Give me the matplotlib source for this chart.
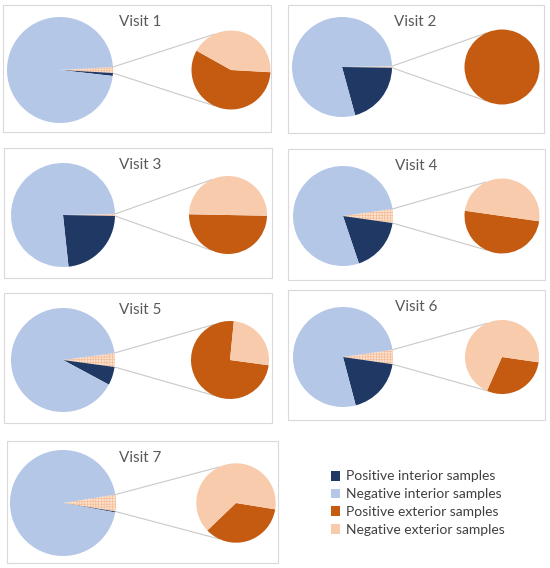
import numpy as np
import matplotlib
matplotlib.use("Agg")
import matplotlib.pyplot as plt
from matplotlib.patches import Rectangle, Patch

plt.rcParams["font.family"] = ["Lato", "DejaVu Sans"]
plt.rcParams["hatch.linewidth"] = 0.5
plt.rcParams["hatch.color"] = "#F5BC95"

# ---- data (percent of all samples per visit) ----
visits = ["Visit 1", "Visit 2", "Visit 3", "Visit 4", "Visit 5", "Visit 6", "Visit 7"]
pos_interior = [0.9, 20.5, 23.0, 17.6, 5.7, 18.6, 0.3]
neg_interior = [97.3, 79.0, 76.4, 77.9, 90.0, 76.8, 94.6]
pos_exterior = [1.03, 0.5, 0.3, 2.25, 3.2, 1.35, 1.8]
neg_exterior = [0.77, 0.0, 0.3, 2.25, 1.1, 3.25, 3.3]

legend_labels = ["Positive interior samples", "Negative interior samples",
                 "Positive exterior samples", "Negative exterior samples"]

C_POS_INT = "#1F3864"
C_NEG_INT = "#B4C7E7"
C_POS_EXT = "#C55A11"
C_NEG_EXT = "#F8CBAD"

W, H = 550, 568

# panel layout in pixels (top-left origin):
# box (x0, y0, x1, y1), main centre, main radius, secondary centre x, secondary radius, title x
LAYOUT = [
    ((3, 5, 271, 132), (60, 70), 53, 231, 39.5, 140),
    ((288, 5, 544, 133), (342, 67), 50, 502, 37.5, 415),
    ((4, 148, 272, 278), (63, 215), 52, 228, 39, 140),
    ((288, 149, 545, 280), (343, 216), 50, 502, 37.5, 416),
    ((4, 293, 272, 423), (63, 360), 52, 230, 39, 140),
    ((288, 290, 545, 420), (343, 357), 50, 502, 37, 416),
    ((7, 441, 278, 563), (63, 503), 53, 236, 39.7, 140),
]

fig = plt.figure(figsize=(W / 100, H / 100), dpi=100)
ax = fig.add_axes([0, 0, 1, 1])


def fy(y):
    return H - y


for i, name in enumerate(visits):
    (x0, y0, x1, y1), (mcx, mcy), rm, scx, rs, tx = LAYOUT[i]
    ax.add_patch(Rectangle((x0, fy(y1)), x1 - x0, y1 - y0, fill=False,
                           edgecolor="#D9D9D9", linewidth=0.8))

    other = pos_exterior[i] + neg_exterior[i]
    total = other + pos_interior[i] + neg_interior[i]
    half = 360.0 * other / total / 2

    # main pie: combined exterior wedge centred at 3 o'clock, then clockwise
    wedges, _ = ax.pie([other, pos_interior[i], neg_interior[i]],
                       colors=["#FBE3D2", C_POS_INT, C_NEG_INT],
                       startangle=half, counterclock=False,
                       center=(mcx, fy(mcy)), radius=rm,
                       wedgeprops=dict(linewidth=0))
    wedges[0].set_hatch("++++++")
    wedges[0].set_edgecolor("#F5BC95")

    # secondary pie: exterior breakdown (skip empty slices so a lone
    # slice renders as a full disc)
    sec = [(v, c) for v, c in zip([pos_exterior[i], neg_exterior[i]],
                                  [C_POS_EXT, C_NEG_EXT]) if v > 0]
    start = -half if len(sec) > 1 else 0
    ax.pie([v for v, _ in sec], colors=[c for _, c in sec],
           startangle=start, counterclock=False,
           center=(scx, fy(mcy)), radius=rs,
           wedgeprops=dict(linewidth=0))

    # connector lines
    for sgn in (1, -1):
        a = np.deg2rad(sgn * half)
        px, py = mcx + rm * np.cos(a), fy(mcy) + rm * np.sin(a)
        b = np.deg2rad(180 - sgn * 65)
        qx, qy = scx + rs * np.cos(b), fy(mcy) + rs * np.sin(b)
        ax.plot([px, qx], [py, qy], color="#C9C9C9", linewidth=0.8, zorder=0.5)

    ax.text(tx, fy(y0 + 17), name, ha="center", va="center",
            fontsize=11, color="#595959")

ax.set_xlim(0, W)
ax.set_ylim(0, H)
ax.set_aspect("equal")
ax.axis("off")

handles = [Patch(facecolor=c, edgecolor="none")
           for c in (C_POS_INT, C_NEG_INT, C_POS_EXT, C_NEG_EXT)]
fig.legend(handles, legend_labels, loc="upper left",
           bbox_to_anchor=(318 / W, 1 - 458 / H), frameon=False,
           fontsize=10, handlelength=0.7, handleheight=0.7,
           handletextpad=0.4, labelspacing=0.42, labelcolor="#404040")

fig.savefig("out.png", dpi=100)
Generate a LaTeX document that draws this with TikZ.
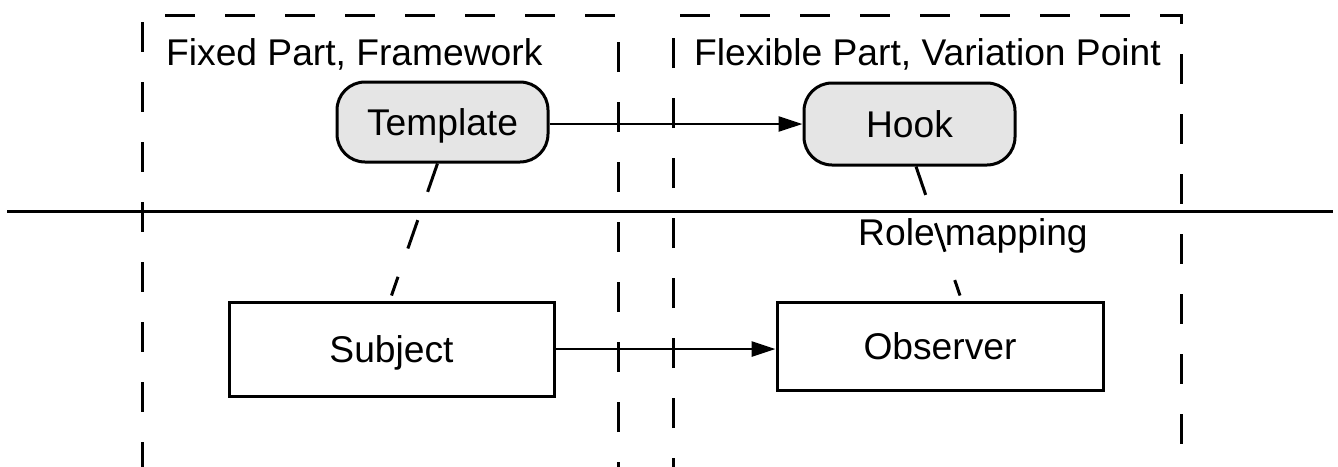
++++++
CHALLENGE> Set down the complete material exactly, but do not include the images.

OUTPUT OF THE TASK>
Give me the matplotlib source for this chart.
import numpy as np
import matplotlib
matplotlib.use("Agg")
import matplotlib.pyplot as plt
from matplotlib.patches import Rectangle, Patch

plt.rcParams["font.family"] = ["Lato", "DejaVu Sans"]
plt.rcParams["hatch.linewidth"] = 0.5
plt.rcParams["hatch.color"] = "#F5BC95"

# ---- data (percent of all samples per visit) ----
visits = ["Visit 1", "Visit 2", "Visit 3", "Visit 4", "Visit 5", "Visit 6", "Visit 7"]
pos_interior = [0.9, 20.5, 23.0, 17.6, 5.7, 18.6, 0.3]
neg_interior = [97.3, 79.0, 76.4, 77.9, 90.0, 76.8, 94.6]
pos_exterior = [1.03, 0.5, 0.3, 2.25, 3.2, 1.35, 1.8]
neg_exterior = [0.77, 0.0, 0.3, 2.25, 1.1, 3.25, 3.3]

legend_labels = ["Positive interior samples", "Negative interior samples",
                 "Positive exterior samples", "Negative exterior samples"]

C_POS_INT = "#1F3864"
C_NEG_INT = "#B4C7E7"
C_POS_EXT = "#C55A11"
C_NEG_EXT = "#F8CBAD"

W, H = 550, 568

# panel layout in pixels (top-left origin):
# box (x0, y0, x1, y1), main centre, main radius, secondary centre x, secondary radius, title x
LAYOUT = [
    ((3, 5, 271, 132), (60, 70), 53, 231, 39.5, 140),
    ((288, 5, 544, 133), (342, 67), 50, 502, 37.5, 415),
    ((4, 148, 272, 278), (63, 215), 52, 228, 39, 140),
    ((288, 149, 545, 280), (343, 216), 50, 502, 37.5, 416),
    ((4, 293, 272, 423), (63, 360), 52, 230, 39, 140),
    ((288, 290, 545, 420), (343, 357), 50, 502, 37, 416),
    ((7, 441, 278, 563), (63, 503), 53, 236, 39.7, 140),
]

fig = plt.figure(figsize=(W / 100, H / 100), dpi=100)
ax = fig.add_axes([0, 0, 1, 1])


def fy(y):
    return H - y


for i, name in enumerate(visits):
    (x0, y0, x1, y1), (mcx, mcy), rm, scx, rs, tx = LAYOUT[i]
    ax.add_patch(Rectangle((x0, fy(y1)), x1 - x0, y1 - y0, fill=False,
                           edgecolor="#D9D9D9", linewidth=0.8))

    other = pos_exterior[i] + neg_exterior[i]
    total = other + pos_interior[i] + neg_interior[i]
    half = 360.0 * other / total / 2

    # main pie: combined exterior wedge centred at 3 o'clock, then clockwise
    wedges, _ = ax.pie([other, pos_interior[i], neg_interior[i]],
                       colors=["#FBE3D2", C_POS_INT, C_NEG_INT],
                       startangle=half, counterclock=False,
                       center=(mcx, fy(mcy)), radius=rm,
                       wedgeprops=dict(linewidth=0))
    wedges[0].set_hatch("++++++")
    wedges[0].set_edgecolor("#F5BC95")

    # secondary pie: exterior breakdown (skip empty slices so a lone
    # slice renders as a full disc)
    sec = [(v, c) for v, c in zip([pos_exterior[i], neg_exterior[i]],
                                  [C_POS_EXT, C_NEG_EXT]) if v > 0]
    start = -half if len(sec) > 1 else 0
    ax.pie([v for v, _ in sec], colors=[c for _, c in sec],
           startangle=start, counterclock=False,
           center=(scx, fy(mcy)), radius=rs,
           wedgeprops=dict(linewidth=0))

    # connector lines
    for sgn in (1, -1):
        a = np.deg2rad(sgn * half)
        px, py = mcx + rm * np.cos(a), fy(mcy) + rm * np.sin(a)
        b = np.deg2rad(180 - sgn * 65)
        qx, qy = scx + rs * np.cos(b), fy(mcy) + rs * np.sin(b)
        ax.plot([px, qx], [py, qy], color="#C9C9C9", linewidth=0.8, zorder=0.5)

    ax.text(tx, fy(y0 + 17), name, ha="center", va="center",
            fontsize=11, color="#595959")

ax.set_xlim(0, W)
ax.set_ylim(0, H)
ax.set_aspect("equal")
ax.axis("off")

handles = [Patch(facecolor=c, edgecolor="none")
           for c in (C_POS_INT, C_NEG_INT, C_POS_EXT, C_NEG_EXT)]
fig.legend(handles, legend_labels, loc="upper left",
           bbox_to_anchor=(318 / W, 1 - 458 / H), frameon=False,
           fontsize=10, handlelength=0.7, handleheight=0.7,
           handletextpad=0.4, labelspacing=0.42, labelcolor="#404040")

fig.savefig("out.png", dpi=100)
Generate a LaTeX document that draws this with TikZ.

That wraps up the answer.